7.26.2008

Rice, by Joan Logghe

Joan Logghe said that men and women inhabit each other like undergarments. "He wears me and I wear him."
Rice, page 72

I’ve been going through my 2007 journal, collecting bits and pieces of scribbling that might be a poem, and I found this note re: Joan Logghe’s Rice (Tres Chicas, 2004). The book is a collection of 74 regular-looking and untitled sonnets broken into 8 and 6 stanzas. JB Bryan sent me the book as a gift (he with Renée Gregorio designed it) several years ago. It's truly a handsome book, but I’m not a fan of sonnets, Joan is a student of Robert Bly and that whole root of the poetry tree doesn’t turn me on, so it must have sat around my house for a year before I even bothered to thumb through it. When I did I immediately enjoyed random poems and then over the next week or so read the book from cover to cover. This is not a usual habit of mine. I have poetry books that I’m reading scattered all around my house and office. But I loved Rice. It documents a rough patch in her long marriage. Her husband of many years (they have three grown children together) is attracted to another woman, they are on the fulcrum of their lives, the rest of which, as we all know, is downhill making its way toward the sea. So, in part, the sonnets read like a narrative, but they also carry with them of histories of old friends (Jim Sagel dies in one of the poems) in the post-Hippie life of northern New Mexico, ruminations on geology and poetics and food and poems and her Jewish heritage and Buddhist practice and all the stuff that goes into a life of making poems and a family and dinner and a history of one’s own. The poems ring in concert with many of my own feeling about living a life out here. Lee Byrd, who doesn’t read a lot of poetry, grabbed the book when I was done and likewise read it from cover to cover. We both heartily recommend it.

Below I will add the sonnet which is on page 54. Probably not the best in the book (whatever that means, and for who), but it discusses her writing of sonnets and she populates the poem with her dead men friends. One of them was a friend of mine, the late artist and sculptor and poet Bill Gersh. Hell, I probably only spent 8 hours with Bill during the time I knew him, but he was one of those guys, if he knew you, spilled his life into yours with enormous pleasure. In the early 1990s I had a DH Lawrence Fellowship and so was blessed with spending the summer at the DH Lawrence Ranch at the base of the Sangre de Cristo Mountains just north of Taos. Bill invited my son John (he must have been 14 at the time) and I over for dinner in the adobe home he had built himself. The poet Renée Gregorio was there. And, with delicious food and good wine in our bellies, Bill told us the almost epic journey on how he rode his Harley from California to Taos, a beautiful blonde woman wrapping her thighs around him and hugging him close.

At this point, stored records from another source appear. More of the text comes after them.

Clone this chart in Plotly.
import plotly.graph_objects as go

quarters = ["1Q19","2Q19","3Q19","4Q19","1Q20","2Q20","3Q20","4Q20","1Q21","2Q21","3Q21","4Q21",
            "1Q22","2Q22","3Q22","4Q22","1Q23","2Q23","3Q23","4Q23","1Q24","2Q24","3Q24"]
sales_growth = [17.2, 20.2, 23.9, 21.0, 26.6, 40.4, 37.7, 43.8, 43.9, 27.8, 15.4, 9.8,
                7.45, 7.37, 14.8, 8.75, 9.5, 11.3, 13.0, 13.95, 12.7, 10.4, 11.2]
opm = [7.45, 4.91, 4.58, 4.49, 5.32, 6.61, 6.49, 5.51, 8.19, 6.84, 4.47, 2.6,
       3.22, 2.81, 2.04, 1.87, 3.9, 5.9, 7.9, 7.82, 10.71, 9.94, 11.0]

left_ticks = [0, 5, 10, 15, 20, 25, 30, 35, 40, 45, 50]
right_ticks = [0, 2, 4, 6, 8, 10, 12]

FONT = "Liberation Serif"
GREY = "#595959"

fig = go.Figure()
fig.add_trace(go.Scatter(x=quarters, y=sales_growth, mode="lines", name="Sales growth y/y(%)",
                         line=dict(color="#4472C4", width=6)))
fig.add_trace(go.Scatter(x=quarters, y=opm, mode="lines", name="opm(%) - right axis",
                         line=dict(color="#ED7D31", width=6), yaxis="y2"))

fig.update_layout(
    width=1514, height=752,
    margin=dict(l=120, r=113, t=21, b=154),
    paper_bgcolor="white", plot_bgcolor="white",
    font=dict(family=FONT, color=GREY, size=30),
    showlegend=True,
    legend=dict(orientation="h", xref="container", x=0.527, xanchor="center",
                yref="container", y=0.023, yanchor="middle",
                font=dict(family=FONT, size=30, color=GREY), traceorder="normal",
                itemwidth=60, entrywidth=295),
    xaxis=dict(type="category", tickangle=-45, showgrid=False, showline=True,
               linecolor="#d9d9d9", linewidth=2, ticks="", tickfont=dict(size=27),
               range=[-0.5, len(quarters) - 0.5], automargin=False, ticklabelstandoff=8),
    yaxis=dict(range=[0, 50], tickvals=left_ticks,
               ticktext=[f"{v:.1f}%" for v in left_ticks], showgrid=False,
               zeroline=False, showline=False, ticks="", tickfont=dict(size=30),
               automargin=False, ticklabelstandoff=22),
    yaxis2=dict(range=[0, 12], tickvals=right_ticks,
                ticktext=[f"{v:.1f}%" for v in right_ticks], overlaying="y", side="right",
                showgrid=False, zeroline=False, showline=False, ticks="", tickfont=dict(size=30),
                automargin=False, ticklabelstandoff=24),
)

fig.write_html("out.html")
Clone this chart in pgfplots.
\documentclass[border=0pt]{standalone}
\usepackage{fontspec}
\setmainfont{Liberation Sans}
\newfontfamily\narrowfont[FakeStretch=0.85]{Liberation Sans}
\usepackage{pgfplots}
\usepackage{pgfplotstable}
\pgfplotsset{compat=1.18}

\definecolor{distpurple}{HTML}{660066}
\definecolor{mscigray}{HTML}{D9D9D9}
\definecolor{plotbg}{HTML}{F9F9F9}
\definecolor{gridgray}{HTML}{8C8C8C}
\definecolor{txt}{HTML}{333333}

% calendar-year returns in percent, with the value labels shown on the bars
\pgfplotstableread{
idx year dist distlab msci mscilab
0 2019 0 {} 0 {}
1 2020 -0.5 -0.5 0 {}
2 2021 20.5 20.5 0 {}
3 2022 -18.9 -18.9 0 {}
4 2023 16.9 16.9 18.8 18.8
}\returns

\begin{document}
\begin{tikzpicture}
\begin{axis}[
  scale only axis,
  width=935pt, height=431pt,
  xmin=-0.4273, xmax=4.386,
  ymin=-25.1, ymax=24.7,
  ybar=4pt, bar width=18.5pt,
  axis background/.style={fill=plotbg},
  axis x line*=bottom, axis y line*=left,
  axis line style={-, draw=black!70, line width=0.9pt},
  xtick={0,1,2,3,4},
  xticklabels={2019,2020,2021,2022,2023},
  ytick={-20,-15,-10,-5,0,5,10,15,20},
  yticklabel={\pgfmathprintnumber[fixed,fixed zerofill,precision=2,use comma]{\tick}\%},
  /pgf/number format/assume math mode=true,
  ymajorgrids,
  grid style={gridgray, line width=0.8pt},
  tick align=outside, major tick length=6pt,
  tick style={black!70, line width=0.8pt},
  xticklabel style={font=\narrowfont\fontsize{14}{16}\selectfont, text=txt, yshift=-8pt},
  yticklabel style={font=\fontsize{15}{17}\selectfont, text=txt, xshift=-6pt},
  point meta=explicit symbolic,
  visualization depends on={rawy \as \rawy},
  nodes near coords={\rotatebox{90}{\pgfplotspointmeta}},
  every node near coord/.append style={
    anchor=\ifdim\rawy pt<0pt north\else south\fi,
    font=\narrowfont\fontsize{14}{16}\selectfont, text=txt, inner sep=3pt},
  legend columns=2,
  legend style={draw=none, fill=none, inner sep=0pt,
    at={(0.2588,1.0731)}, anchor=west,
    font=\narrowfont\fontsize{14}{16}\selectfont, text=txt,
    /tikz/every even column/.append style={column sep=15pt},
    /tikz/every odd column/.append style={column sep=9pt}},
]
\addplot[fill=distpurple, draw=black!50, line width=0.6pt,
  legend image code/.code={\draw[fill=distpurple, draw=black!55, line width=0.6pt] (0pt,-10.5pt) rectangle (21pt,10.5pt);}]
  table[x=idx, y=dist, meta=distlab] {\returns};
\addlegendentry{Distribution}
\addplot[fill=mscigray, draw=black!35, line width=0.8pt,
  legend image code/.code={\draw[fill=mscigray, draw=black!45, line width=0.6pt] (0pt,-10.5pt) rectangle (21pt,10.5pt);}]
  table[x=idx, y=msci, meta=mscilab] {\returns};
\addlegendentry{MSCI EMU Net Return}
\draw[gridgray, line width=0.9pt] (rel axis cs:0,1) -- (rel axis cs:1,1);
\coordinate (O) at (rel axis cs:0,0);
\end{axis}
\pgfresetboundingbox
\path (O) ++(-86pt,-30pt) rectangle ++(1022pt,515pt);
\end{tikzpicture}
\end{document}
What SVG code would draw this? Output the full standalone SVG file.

When he got to Taos, the Harley went kaput, the woman left him, Max Feinstein and the tribe were building New Buffalo and Gersh knew he was home among the longhairs and the Indians and the rural Hispanics and the mountains. The story was beautifully told, funny and sad and righteous, a true insight into the life of an artist in the 1960s. Bill pulled no punches in the telling, and I was delighted Johnny Byrd got to hear the story. 14 years old is a good time to hear such stories. Bill died in 1994 at the age of 51. He was a year younger than me.

By the way, you don’t need to know all these peculiar histories and endnotes to thoroughly enjoy Rice. And Tres Chicas is a collaborative effort of Joan, Renée and Miriam Sagan. The painting above is Gersh's "The Trailblazer" which I found on the artnet website.

■ ■

Gersh gave me permission to write any kind
of sonnet I want, “Just write a fuckin’ sonnet.”
And Grolnick says in a riff from death, “Go, chick,
go.” And Robert says you’ll never meditate, stop
kidding yourself. And Rick inquires after my health.
Just write a sonnet, forget abba abba cd cd cd.
They all assemble in these fourteen lines,
give me thumbs up. Go ahead, the dead said.

My living love lost his job, cut off all his hair,
drank love in a beer. Wanted to trade romance
in for a new model. Rode off, over there.
I flipped. I did the Change of Life dance, sang
“Growing Old in America” blues. I cried myself down
ten pounds. Weight returns, but the dead cheer me on.